Rabbi Uriel Vigler, shliach in the Upper East Side of Manhattan, penned a letter to Satan on his efforts to ruin our lives and how we persevere.
You’ve tried hard to make our lives miserable.
First, you forced us to stop greeting each other with handshakes, hugs, kisses and even fist bumps, and you know how much we absolutely love greeting one another.
Then you forced us to cancel (or minimize) our Purim celebrations, knowing full well how much joy and exuberance Purim brings us.
You’ve forced us to cancel our Pesach plans, (which we’ve already put so much money into,) a time when we usually gather with our extended families and friends for an infusion of joy that lasts well into the rest of the year.
You forced us to cancel all travel and most day-to-day outings and isolate ourselves at home.
You even precluded us from attending weddings, engagements, bar and bas mitzvahs and other celebrations, and you know how much we love to celebrate and say l’chaim!

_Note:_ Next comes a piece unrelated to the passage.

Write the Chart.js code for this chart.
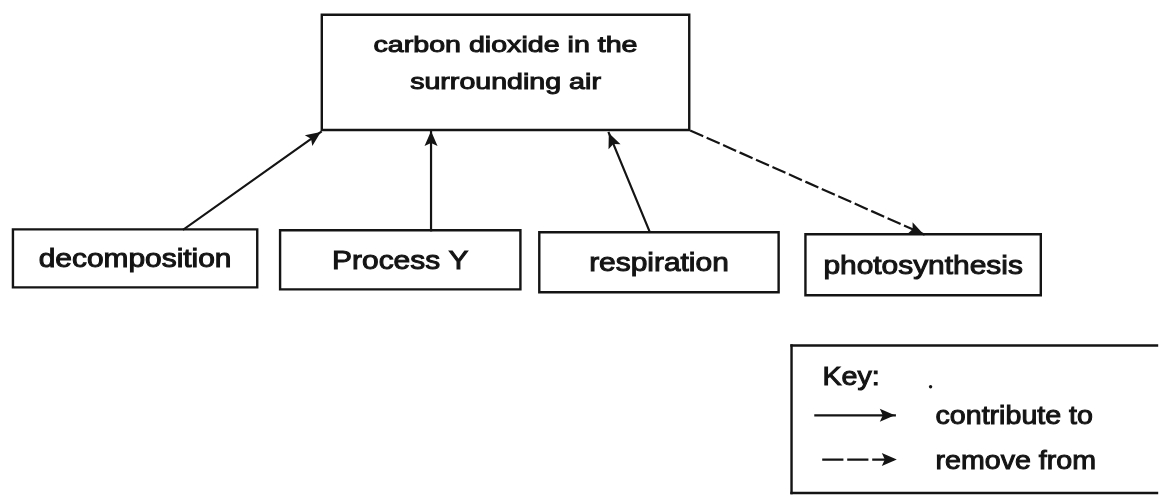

But this week, you took it too far. You forced us to close our shuls—G-d’s home! This is the center of our Judaism and the place we communicate with G-d. It’s where we set ourselves aside and focus solely on Him. I cannot remember a single Shabbat in my life that I intentionally stayed home from shul. Having to send out the message to my congregation that there will be no shul, cholent, or Kiddush for the foreseeable future broke my heart.
But let me tell you, Satan, you failed miserably at your mission.
Instead of separating us, your social distancing has brought us so much closer together. In our isolation, we have increased our concern for one another. Through social media, our Torah classes are reaching larger and more attuned audiences than ever.
Our hearts are filled with love for one another; our spirit can never be broken. Our souls are fired up.
So now, it’s time to acknowledge that you have failed miserably. We will appeal to your boss, our dear Father in Heaven, to fire you. You’ve tried hard, I’ll give you that, but success is out of reach. It’s time to call it quits, end this plague and tell your boss to send Moshiach, as we have certainly earned.
This week, when we read the parshah at home alone, without our Torah scrolls, we will read about the mitzvah to build the Mishkan, a sanctuary for G-d. We may not be in our shuls, our sanctuaries, but we have built sanctuaries in our hearts with alight that can never be extinguished.
You lose, Satan, you lose. We are the eternal winners.